Today’s consumers know this, and are always sharing with each other not only the deals they find, but also the best current strategies for finding them, putting a modern ecommerce spin on the ancient proverb:
Tell a man about a glitch, and he will get 19 free bottles of Ajax dish detergent,
Teach a man how to find glitches, and he will get free merchandise for a lifetime.
Whether they’re mining their social media feeds or being tipped off by sites devoted to sharing them, a stampede of shoppers from around the world can exploit your pricing error faster than you can even find it…unless you have a detection system that can identify the anomalies in your real-time pricing, volume and revenue data.
A glitch in EBT causes unexpected benefits
You may not consider food stamp programs to have much to do with ecommerce, but there’s a lot of overlap between the two:
- Since the benefit is accessed via a card (called an electronic benefit transfer, or EBT card), almost all the program’s financial transactions are electronic, transmitted over the web.
- Remote servers have to be queried in order to confirm that the cardholder’s balance is sufficient to cover the food purchase at the grocery store, just like all our online purchases made with a credit or debit card.
- Since these programs are electronic and dependent on the web, they are vulnerable to the very same types of infrastructure and connection problems large ecommerce sites are.
- Word quickly spreads about glitch discounts, resulting in a stampede of opportunistic shoppers.
One glitch incident which demonstrates all four of these points is the one Walmart suffered at a few stores in Louisiana back in October of 2013, when a test at EBT vendor Xerox caused a backup generator to fail, knocking the whole EBT system offline for a few hours. After the system came back online, the EBT cardholders in a few areas discovered that even though they could use the cards to buy food, their spending limits were gone. And thus began the stampede.

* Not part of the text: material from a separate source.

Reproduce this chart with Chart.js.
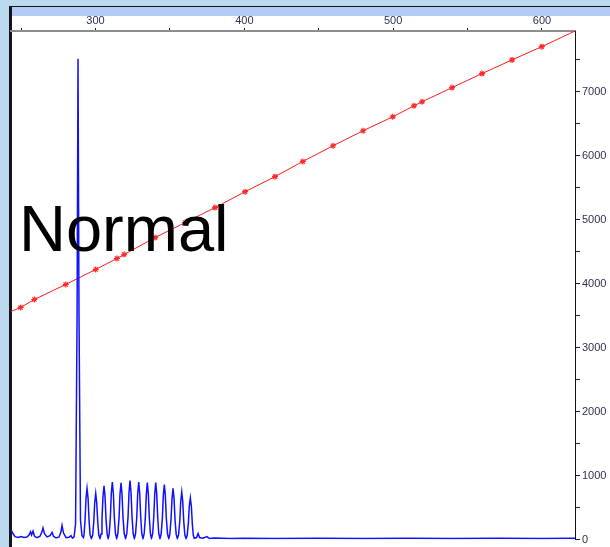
<!DOCTYPE html>
<html>
<head>
<meta charset="utf-8">
<script src="https://cdn.jsdelivr.net/npm/chart.js@4.4.1/dist/chart.umd.min.js"></script>
<style>
  html, body { margin: 0; padding: 0; width: 610px; height: 547px; overflow: hidden; background: #bad9ef; }
  #frame { position: absolute; left: 9px; top: 6px; width: 601px; height: 541px; background: #ffffff;
           border-left: 3px solid #151515; border-top: 1px solid #151515; box-sizing: border-box; }
  #band { position: absolute; left: 12px; top: 7px; width: 598px; height: 9px; background: #b4cbf6; }
  #c { position: absolute; left: 0; top: 0; }
  #tag { position: absolute; left: 19px; top: 196px; font-family: "Liberation Sans", Arial, sans-serif;
         font-size: 65px; line-height: 65px; color: #000; white-space: nowrap; }
</style>
</head>
<body>
<div id="frame"></div>
<div id="band"></div>
<canvas id="c" width="610" height="547"></canvas>
<div id="tag">Normal</div>
<script>
// Axis ticks
const xTicks = [250, 300, 350, 400, 450, 500, 550, 600];
const xTickLabels = [300, 400, 500, 600];
const yTicks = [0, 500, 1000, 1500, 2000, 2500, 3000, 3500, 4000, 4500, 5000, 5500, 6000, 6500, 7000, 7500];
const yTickLabels = [0, 1000, 2000, 3000, 4000, 5000, 6000, 7000];

// Blue signal trace (scan position, intensity)
const scanX = [
  243.2, 244.6, 245.9, 247.9, 249.9, 251.9, 253.9, 255.3, 256.3, 257.0, 258.0, 259.0, 260.7, 262.7,
  264.0, 264.7, 265.7, 267.4, 269.4, 270.8, 271.8, 273.5, 275.5, 276.8, 277.5, 278.5, 280.2, 282.2,
  283.5, 284.5, 285.6, 286.6, 287.6, 288.24, 288.9, 289.9, 290.9, 291.9,
  292.3, 292.95, 293.6, 294.3, 295.0, 295.65, 296.3, 297.2,
  298.1, 298.8, 299.45, 300.13, 300.8, 301.5, 302.2, 303.0,
  303.7, 304.35, 305.0, 305.71, 306.4, 307.05, 307.8, 308.5,
  309.2, 309.95, 310.6, 311.29, 312.0, 312.65, 313.4, 314.2,
  315.0, 315.8, 316.45, 317.14, 317.8, 318.5, 319.3, 320.2,
  321.0, 321.85, 322.5, 323.19, 323.85, 324.55, 325.3, 326.1,
  326.9, 327.7, 328.35, 329.03, 329.7, 330.4, 331.1, 331.9,
  332.7, 333.45, 334.15, 334.81, 335.5, 336.15, 336.9, 337.6,
  338.4, 339.1, 339.8, 340.46, 341.15, 341.8, 342.5, 343.3,
  344.1, 344.9, 345.55, 346.24, 346.9, 347.6, 348.4, 349.2,
  349.9, 350.7, 351.4, 352.08, 352.75, 353.45, 354.2, 355.0,
  355.8, 356.6, 357.25, 357.93, 358.6, 359.3, 360.0, 360.8,
  361.6, 362.35, 363.0, 363.71, 364.4, 365.05, 365.7, 366.3,
  367.9, 368.9, 369.9, 372.0, 374.9, 376.5, 380.0, 390.0, 400.0, 420.0, 450.0, 480.0,
  510.0, 540.0, 570.0, 600.0, 622.2
];
const scanY = [
  150, 90, 45, 30, 45, 30, 40, 70, 120, 70, 130, 50, 30, 50,
  120, 180, 90, 40, 60, 110, 50, 25, 40, 120, 220, 100, 30, 35,
  60, 20, 40, 250, 3500, 7520, 3500, 300, 60, 30,
  80, 300, 640, 800, 640, 300, 80, 15,
  70, 270, 575, 720, 575, 270, 70, 15,
  85, 320, 670, 840, 670, 320, 85, 15,
  90, 340, 720, 900, 720, 340, 90, 15,
  90, 335, 710, 885, 710, 335, 90, 15,
  90, 350, 735, 920, 735, 350, 90, 15,
  90, 340, 720, 900, 720, 340, 90, 15,
  90, 335, 710, 890, 710, 335, 90, 15,
  90, 335, 710, 890, 710, 335, 90, 15,
  85, 325, 690, 860, 690, 325, 85, 15,
  80, 300, 640, 800, 640, 300, 80, 15,
  75, 280, 595, 745, 595, 280, 75, 15,
  65, 245, 520, 650, 520, 245, 65, 20,
  30, 95, 30, 20, 45, 15, 25, 15, 20, 15, 20, 15,
  20, 15, 20, 15, 20
];

// Red sizing curve: calibration markers plus its ends at the plot edges
const sizeX = [243.2, 249.7, 258.9, 280.0, 300.1, 314.4, 319.2, 340.0, 360.2, 380.3, 400.5, 420.6,
               439.3, 459.6, 479.8, 499.7, 514.0, 519.4, 539.6, 559.7, 579.9, 599.9, 622.2];
const sizeY = [3567, 3629, 3754, 3989, 4223, 4395, 4457, 4722, 4957, 5191, 5440, 5675,
               5913, 6158, 6393, 6611, 6783, 6846, 7068, 7287, 7501, 7708, 7953];

const trace = scanX.map((x, i) => ({ x: x, y: scanY[i] }));
const sizing = sizeX.map((x, i) => ({ x: x, y: sizeY[i] }));
const lastSize = sizing.length - 1;

const tickFont = { family: '"Liberation Sans", Arial, sans-serif', size: 11, lineHeight: 1 };

new Chart(document.getElementById('c'), {
  type: 'line',
  data: {
    datasets: [
      {
        label: 'trace',
        data: trace,
        borderColor: '#1010ff',
        borderWidth: 1.5,
        pointRadius: 0,
        tension: 0,
        order: 0
      },
      {
        label: 'sizing',
        data: sizing,
        borderColor: '#ff1a1a',
        borderWidth: 1,
        pointStyle: 'star',
        pointRadius: ctx => (ctx.dataIndex === 0 || ctx.dataIndex === lastSize) ? 0 : 3,
        pointBorderColor: '#ff2a2a',
        pointBackgroundColor: '#ff2a2a',
        pointBorderWidth: 1.2,
        tension: 0,
        order: 1
      }
    ]
  },
  options: {
    responsive: false,
    animation: false,
    events: [],
    layout: { padding: { left: 11, right: 0, top: 0, bottom: 5.5 } },
    plugins: { legend: { display: false }, tooltip: { enabled: false } },
    scales: {
      x: {
        type: 'linear',
        position: 'top',
        min: 243.2,
        max: 622.2,
        afterBuildTicks: s => { s.ticks = xTicks.map(v => ({ value: v })); },
        afterFit: s => { s.height = 31; },
        grid: { display: true, drawOnChartArea: false, drawTicks: true, tickLength: 3, tickColor: '#222', tickWidth: 1 },
        border: { display: true, color: '#8c8c8c', width: 2 },
        ticks: {
          color: '#2b3550',
          font: tickFont,
          padding: 2,
          maxRotation: 0,
          autoSkip: false,
          callback: v => xTickLabels.includes(v) ? String(v) : ''
        }
      },
      y: {
        type: 'linear',
        position: 'right',
        min: 0,
        max: 7953,
        afterBuildTicks: s => { s.ticks = yTicks.map(v => ({ value: v })); },
        afterFit: s => { s.width = 35; },
        grid: { display: true, drawOnChartArea: false, drawTicks: true, tickLength: 5, tickColor: '#222', tickWidth: 1 },
        border: { display: true, color: '#111', width: 1 },
        ticks: {
          color: '#2b3550',
          font: tickFont,
          padding: 2,
          autoSkip: false,
          callback: v => yTickLabels.includes(v) ? String(v) : ''
        }
      }
    }
  }
});
</script>
</body>
</html>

In emergency situations like this, retailers like Walmart are allowed to set an emergency $50 spending limit on each EBT cardholder, and if they do, they could avoid the losses incurred by all purchases made possible only by the glitch. Walmart store management did notice something was wrong during the glitch, but decided to honor those purchases, and thereby ate the losses. Other grocery stores in the area made the opposite decision: refusing to accept EBT cards until the limits were restored.
Walmart faced both a PR and ethical quandary: decline purchases made by the EBT cards (and thereby deny low-income families on financial assistance the ability to buy food for their families), institute the $50 limit (and allow them to buy only a small amount of food, but effectively punish them for a problem they didn’t cause) or just allow all the purchases go through, which is Walmart ultimately did. Every one of those options carry negative consequences for Walmart’s bottom line, for their non-EBT customers, for their company image and reputation, and for the EBT recipients themselves.
How anomaly detection and correlation could have helped
Had they known from the beginning that this was more of a systemic problem across an entire region and not an isolated problem, they may have been more inclined to enforce the $50 limit, and thereby drastically decrease the losses Walmart had to eat.
An anomaly detection system, monitoring company-wide as well as store-level metrics in real time would have detected the many signals which would have appeared the moment this glitch occurred: a sharp increase in the average dollar amount of EBT purchases, the rapidly shrinking shelf inventory of the affected stores, and so on. Additionally, a smart system would have then correlated all those separate events into a singular, concise alert which showed the scale of the problem. With a clearer picture of the scale of the glitch at the moment it began, would Walmart’s management have made the choice to use the emergency $50 limit?
With limited information in fast-moving crises (the glitch only lasted about two hours), Walmart had a tough call to make, one which Walmart would not have had to make had anomaly detection been in use at Xerox.
Had Xerox implemented a robust IoT-based solution to proactively monitor operational data from the backup generator and then feed that data to anomaly detection system, the limit-erasing failure could have been prevented to begin with, and along with it the losses Walmart incurred for Xerox’s mistake. This is because anomalies could have been spotted in that data, leading to effective preventative maintenance long before the generator itself failed. Anomaly detection could have prevented the whole cascade of failures from happening to begin with. This is because they find anomalies in time series data, and don’t care where that data comes from: an ecommerce company, an adtech broker or an industrial-grade backup generator.
Glitches will happen to either your company, or a critical vendor, that much is guaranteed. Don’t let a glitch stampede overrun you with losses and bad PR. Use an anomaly detection system to monitor everything from sensor data to sales volume, and fix the glitch before the stampede even arrives.